TASK TO COMPLETE: Drop every picture, then transcribe the remaining data exactly.

DATASET EXTRACT:
+++

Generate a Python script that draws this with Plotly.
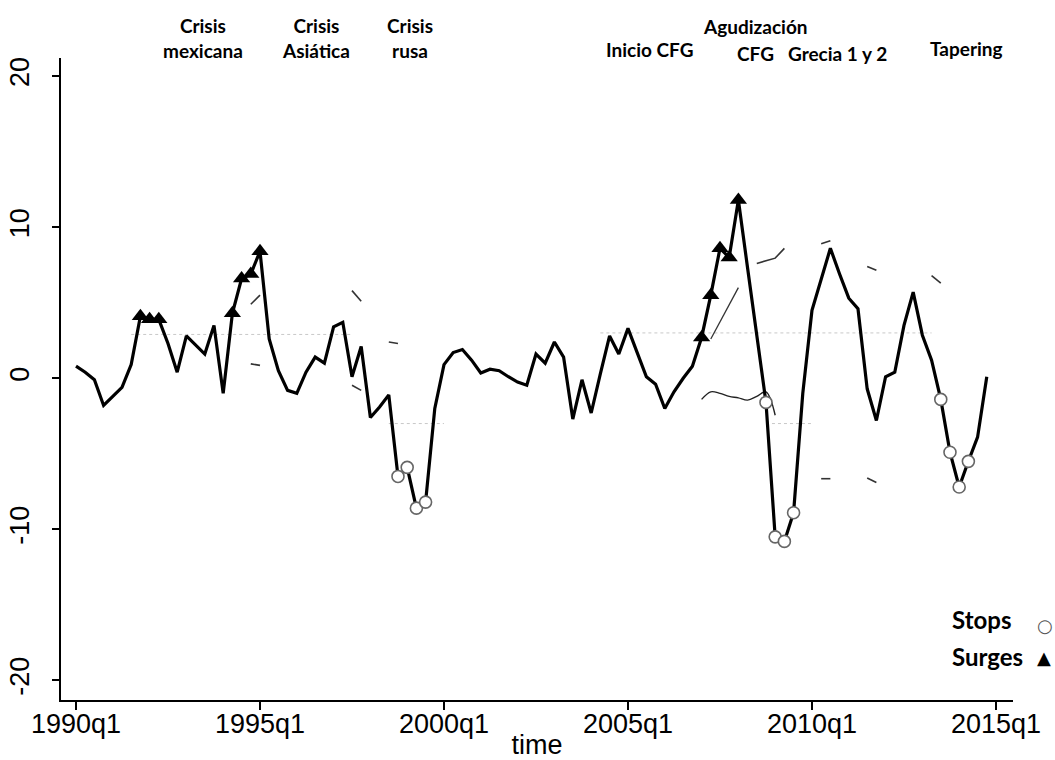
import plotly.graph_objects as go

# ---------------- data ----------------
start_year = 1990
# quarterly capital-flow indicator, 1990q1 .. 2014q4
flow = [
    0.8, 0.4, -0.1, -1.8, -1.2, -0.6, 0.9, 4.1, 3.9, 3.9,
    2.3, 0.4, 2.8, 2.2, 1.6, 3.5, -1.0, 4.3, 6.6, 6.9,
    8.4, 2.6, 0.5, -0.8, -1.0, 0.4, 1.4, 1.0, 3.4, 3.7,
    0.1, 2.1, -2.6, -1.9, -1.1, -6.5, -5.9, -8.6, -8.2, -2.0,
    0.9, 1.7, 1.9, 1.2, 0.35, 0.6, 0.5, 0.1, -0.25, -0.46,
    1.6, 1.0, 2.4, 1.4, -2.7, -0.1, -2.3, 0.3, 2.8, 1.6,
    3.3, 1.7, 0.1, -0.4, -2.0, -0.9, 0.0, 0.8, 2.7, 5.5,
    8.6, 8.0, 11.8, 7.3, 2.9, -1.6, -10.5, -10.8, -8.9, -1.0,
    4.5, 6.5, 8.6, 6.9, 5.3, 4.6, -0.7, -2.8, 0.1, 0.4,
    3.5, 5.7, 2.85, 1.2, -1.4, -4.9, -7.2, -5.5, -3.9, 0.1,
]
quarters = list(range(len(flow)))

surge_idx = [7, 8, 9, 17, 18, 19, 20, 68, 69, 70, 71, 72]
stop_idx = [35, 36, 37, 38, 75, 76, 77, 78, 94, 95, 96, 97]

# faint threshold bands (only fragments survive in the original figure)
upper_q = [19, 20, None, 30, 31, None, 74, 75, 76, 77, None, 81, 82, None, 86, 87, None, 93, 94]
upper_v = [4.9, 5.5, None, 5.8, 5.1, None, 7.6, 7.8, 7.95, 8.6, None, 8.9, 9.1, None, 7.4, 7.15, None, 6.8, 6.3]
mid_q = [19, 20, None, 34, 35]
mid_v = [0.95, 0.85, None, 2.4, 2.3]
lower_q = [30, 31, None, 81, 82, None, 86, 87]
lower_v = [-0.46, -0.8, None, -6.65, -6.65, None, -6.6, -6.9]
thin_q = [68, 69, 70, 71, 72, 73, 74, 75, 76]
thin_v = [-1.4, -0.9, -1.0, -1.2, -1.3, -1.45, -1.2, -0.9, -2.45]
rise_q = [69, 70, 71, 72]
rise_v = [2.6, 3.7, 4.8, 6.0]
faint_q = [6, 30, None, 57, 93, None, 34, 40, None, 75, 80]
faint_v = [2.9, 2.9, None, 3.0, 3.0, None, -3.0, -3.0, None, -3.0, -3.0]

tick_years = [1990, 1995, 2000, 2005, 2010, 2015]
y_ticks = [-20, -10, 0, 10, 20]
y_ticktext = ["-20", "-10", "0", "10", "20"]

events = ["Crisis<br>mexicana", "Crisis<br>Asiática", "Crisis<br>rusa", "Inicio CFG",
          "Agudización", "CFG", "Grecia 1 y 2", "Tapering"]
key_labels = ["Stops", "Surges"]

# ---------------- figure ----------------
fig = go.Figure()

fig.add_trace(go.Scatter(x=faint_q, y=faint_v, mode="lines", connectgaps=False,
                         line=dict(color="#c8c8c8", width=1, dash="dot"), hoverinfo="skip"))
for qq, vv in [(upper_q, upper_v), (mid_q, mid_v), (lower_q, lower_v)]:
    fig.add_trace(go.Scatter(x=qq, y=vv, mode="lines", connectgaps=False,
                             line=dict(color="#333333", width=1.6), hoverinfo="skip"))
fig.add_trace(go.Scatter(x=thin_q, y=thin_v, mode="lines",
                         line=dict(color="#222222", width=1.4, shape="spline"), hoverinfo="skip"))
fig.add_trace(go.Scatter(x=rise_q, y=rise_v, mode="lines",
                         line=dict(color="#333333", width=1.3), hoverinfo="skip"))

fig.add_trace(go.Scatter(x=quarters, y=flow, mode="lines", name="flujo",
                         line=dict(color="black", width=3.2)))

fig.add_trace(go.Scatter(x=stop_idx, y=[flow[i] for i in stop_idx], mode="markers", name="Stops",
                         marker=dict(symbol="circle", size=12, color="white",
                                     line=dict(color="#666666", width=1.6))))
fig.add_trace(go.Scatter(x=surge_idx, y=[flow[i] for i in surge_idx], mode="markers", name="Surges",
                         marker=dict(symbol="triangle-up", size=15, color="black",
                                     line=dict(color="black", width=0))))


def qlabel(year):
    return f"{year}q1"


tickvals = [(y - start_year) * 4 for y in tick_years]
ticktext = [qlabel(y) for y in tick_years]

axis_font = dict(family="Liberation Sans, Arial, sans-serif", size=27, color="black")

# plot area in pixels: left 61, right 1013, top 58, bottom 700
PL, PR, PT, PB = 61, 1013, 58, 700


def px_x(px):
    return (px - PL) / (PR - PL)


def px_y(py):
    return (PB - py) / (PB - PT)


fig.update_layout(
    width=1055, height=760,
    margin=dict(l=PL, r=1055 - PR, t=PT, b=760 - PB),
    paper_bgcolor="white", plot_bgcolor="white",
    showlegend=False,
    xaxis=dict(range=[-1.63, 101.85], tickvals=tickvals, ticktext=ticktext,
               automargin=False, ticklabelstandoff=-9,
               showline=True, linecolor="black", linewidth=1.6,
               ticks="outside", ticklen=8, tickwidth=1.6, tickcolor="black",
               showgrid=False, zeroline=False, tickfont=axis_font,
               title=dict(text="time", font=axis_font, standoff=10)),
    yaxis=dict(range=[-21.3, 21.2], tickvals=y_ticks, ticktext=y_ticktext, tickangle=-90,
               automargin=False, ticklabelstandoff=12,
               showline=True, linecolor="black", linewidth=1.6,
               ticks="outside", ticklen=7, tickwidth=1.6, tickcolor="black",
               showgrid=False, zeroline=False, tickfont=axis_font),
)

# event labels along the top
event_x = [13.8, 26.1, 36.3, 62.4, 73.9, 73.9, 82.8, 96.8]
event_ypx = [38, 38, 38, 49.5, 26, 53, 53, 48]
ev_font = dict(family="Lato, Noto Sans, sans-serif", size=19, color="black", weight="bold")
for txt, ex, ey in zip(events, event_x, event_ypx):
    fig.add_annotation(x=ex, xref="x", y=px_y(ey), yref="paper", text=txt,
                       showarrow=False, xanchor="center", yanchor="middle", font=ev_font)

# custom key (text on the left, symbol on the right)
key_font = dict(family="Lato, Noto Sans, sans-serif", size=24, color="black", weight="bold")
fig.add_annotation(x=px_x(950), xref="paper", y=px_y(619), yref="paper",
                   text=key_labels[0], showarrow=False, xanchor="left", yanchor="middle", font=key_font)
fig.add_annotation(x=px_x(950), xref="paper", y=px_y(656), yref="paper",
                   text=key_labels[1], showarrow=False, xanchor="left", yanchor="middle", font=key_font)
fig.add_annotation(x=px_x(1045), xref="paper", y=px_y(625), yref="paper",
                   text="○", showarrow=False, xanchor="center", yanchor="middle",
                   font=dict(family="DejaVu Sans", size=18, color="#555555", weight="bold"))
fig.add_annotation(x=px_x(1044), xref="paper", y=px_y(657), yref="paper",
                   text="▲", showarrow=False, xanchor="center", yanchor="middle",
                   font=dict(family="DejaVu Sans", size=18, color="black"))

fig.write_html("out.html", config={"displayModeBar": False},
               post_script="document.body.style.margin='0';document.body.style.padding='0';")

+++

FINISHED TASK:
Generate a Python script that draws this with Plotly.
import plotly.graph_objects as go

# ---------------- data ----------------
start_year = 1990
# quarterly capital-flow indicator, 1990q1 .. 2014q4
flow = [
    0.8, 0.4, -0.1, -1.8, -1.2, -0.6, 0.9, 4.1, 3.9, 3.9,
    2.3, 0.4, 2.8, 2.2, 1.6, 3.5, -1.0, 4.3, 6.6, 6.9,
    8.4, 2.6, 0.5, -0.8, -1.0, 0.4, 1.4, 1.0, 3.4, 3.7,
    0.1, 2.1, -2.6, -1.9, -1.1, -6.5, -5.9, -8.6, -8.2, -2.0,
    0.9, 1.7, 1.9, 1.2, 0.35, 0.6, 0.5, 0.1, -0.25, -0.46,
    1.6, 1.0, 2.4, 1.4, -2.7, -0.1, -2.3, 0.3, 2.8, 1.6,
    3.3, 1.7, 0.1, -0.4, -2.0, -0.9, 0.0, 0.8, 2.7, 5.5,
    8.6, 8.0, 11.8, 7.3, 2.9, -1.6, -10.5, -10.8, -8.9, -1.0,
    4.5, 6.5, 8.6, 6.9, 5.3, 4.6, -0.7, -2.8, 0.1, 0.4,
    3.5, 5.7, 2.85, 1.2, -1.4, -4.9, -7.2, -5.5, -3.9, 0.1,
]
quarters = list(range(len(flow)))

surge_idx = [7, 8, 9, 17, 18, 19, 20, 68, 69, 70, 71, 72]
stop_idx = [35, 36, 37, 38, 75, 76, 77, 78, 94, 95, 96, 97]

# faint threshold bands (only fragments survive in the original figure)
upper_q = [19, 20, None, 30, 31, None, 74, 75, 76, 77, None, 81, 82, None, 86, 87, None, 93, 94]
upper_v = [4.9, 5.5, None, 5.8, 5.1, None, 7.6, 7.8, 7.95, 8.6, None, 8.9, 9.1, None, 7.4, 7.15, None, 6.8, 6.3]
mid_q = [19, 20, None, 34, 35]
mid_v = [0.95, 0.85, None, 2.4, 2.3]
lower_q = [30, 31, None, 81, 82, None, 86, 87]
lower_v = [-0.46, -0.8, None, -6.65, -6.65, None, -6.6, -6.9]
thin_q = [68, 69, 70, 71, 72, 73, 74, 75, 76]
thin_v = [-1.4, -0.9, -1.0, -1.2, -1.3, -1.45, -1.2, -0.9, -2.45]
rise_q = [69, 70, 71, 72]
rise_v = [2.6, 3.7, 4.8, 6.0]
faint_q = [6, 30, None, 57, 93, None, 34, 40, None, 75, 80]
faint_v = [2.9, 2.9, None, 3.0, 3.0, None, -3.0, -3.0, None, -3.0, -3.0]

tick_years = [1990, 1995, 2000, 2005, 2010, 2015]
y_ticks = [-20, -10, 0, 10, 20]
y_ticktext = ["-20", "-10", "0", "10", "20"]

events = ["Crisis<br>mexicana", "Crisis<br>Asiática", "Crisis<br>rusa", "Inicio CFG",
          "Agudización", "CFG", "Grecia 1 y 2", "Tapering"]
key_labels = ["Stops", "Surges"]

# ---------------- figure ----------------
fig = go.Figure()

fig.add_trace(go.Scatter(x=faint_q, y=faint_v, mode="lines", connectgaps=False,
                         line=dict(color="#c8c8c8", width=1, dash="dot"), hoverinfo="skip"))
for qq, vv in [(upper_q, upper_v), (mid_q, mid_v), (lower_q, lower_v)]:
    fig.add_trace(go.Scatter(x=qq, y=vv, mode="lines", connectgaps=False,
                             line=dict(color="#333333", width=1.6), hoverinfo="skip"))
fig.add_trace(go.Scatter(x=thin_q, y=thin_v, mode="lines",
                         line=dict(color="#222222", width=1.4, shape="spline"), hoverinfo="skip"))
fig.add_trace(go.Scatter(x=rise_q, y=rise_v, mode="lines",
                         line=dict(color="#333333", width=1.3), hoverinfo="skip"))

fig.add_trace(go.Scatter(x=quarters, y=flow, mode="lines", name="flujo",
                         line=dict(color="black", width=3.2)))

fig.add_trace(go.Scatter(x=stop_idx, y=[flow[i] for i in stop_idx], mode="markers", name="Stops",
                         marker=dict(symbol="circle", size=12, color="white",
                                     line=dict(color="#666666", width=1.6))))
fig.add_trace(go.Scatter(x=surge_idx, y=[flow[i] for i in surge_idx], mode="markers", name="Surges",
                         marker=dict(symbol="triangle-up", size=15, color="black",
                                     line=dict(color="black", width=0))))


def qlabel(year):
    return f"{year}q1"


tickvals = [(y - start_year) * 4 for y in tick_years]
ticktext = [qlabel(y) for y in tick_years]

axis_font = dict(family="Liberation Sans, Arial, sans-serif", size=27, color="black")

# plot area in pixels: left 61, right 1013, top 58, bottom 700
PL, PR, PT, PB = 61, 1013, 58, 700


def px_x(px):
    return (px - PL) / (PR - PL)


def px_y(py):
    return (PB - py) / (PB - PT)


fig.update_layout(
    width=1055, height=760,
    margin=dict(l=PL, r=1055 - PR, t=PT, b=760 - PB),
    paper_bgcolor="white", plot_bgcolor="white",
    showlegend=False,
    xaxis=dict(range=[-1.63, 101.85], tickvals=tickvals, ticktext=ticktext,
               automargin=False, ticklabelstandoff=-9,
               showline=True, linecolor="black", linewidth=1.6,
               ticks="outside", ticklen=8, tickwidth=1.6, tickcolor="black",
               showgrid=False, zeroline=False, tickfont=axis_font,
               title=dict(text="time", font=axis_font, standoff=10)),
    yaxis=dict(range=[-21.3, 21.2], tickvals=y_ticks, ticktext=y_ticktext, tickangle=-90,
               automargin=False, ticklabelstandoff=12,
               showline=True, linecolor="black", linewidth=1.6,
               ticks="outside", ticklen=7, tickwidth=1.6, tickcolor="black",
               showgrid=False, zeroline=False, tickfont=axis_font),
)

# event labels along the top
event_x = [13.8, 26.1, 36.3, 62.4, 73.9, 73.9, 82.8, 96.8]
event_ypx = [38, 38, 38, 49.5, 26, 53, 53, 48]
ev_font = dict(family="Lato, Noto Sans, sans-serif", size=19, color="black", weight="bold")
for txt, ex, ey in zip(events, event_x, event_ypx):
    fig.add_annotation(x=ex, xref="x", y=px_y(ey), yref="paper", text=txt,
                       showarrow=False, xanchor="center", yanchor="middle", font=ev_font)

# custom key (text on the left, symbol on the right)
key_font = dict(family="Lato, Noto Sans, sans-serif", size=24, color="black", weight="bold")
fig.add_annotation(x=px_x(950), xref="paper", y=px_y(619), yref="paper",
                   text=key_labels[0], showarrow=False, xanchor="left", yanchor="middle", font=key_font)
fig.add_annotation(x=px_x(950), xref="paper", y=px_y(656), yref="paper",
                   text=key_labels[1], showarrow=False, xanchor="left", yanchor="middle", font=key_font)
fig.add_annotation(x=px_x(1045), xref="paper", y=px_y(625), yref="paper",
                   text="○", showarrow=False, xanchor="center", yanchor="middle",
                   font=dict(family="DejaVu Sans", size=18, color="#555555", weight="bold"))
fig.add_annotation(x=px_x(1044), xref="paper", y=px_y(657), yref="paper",
                   text="▲", showarrow=False, xanchor="center", yanchor="middle",
                   font=dict(family="DejaVu Sans", size=18, color="black"))

fig.write_html("out.html", config={"displayModeBar": False},
               post_script="document.body.style.margin='0';document.body.style.padding='0';")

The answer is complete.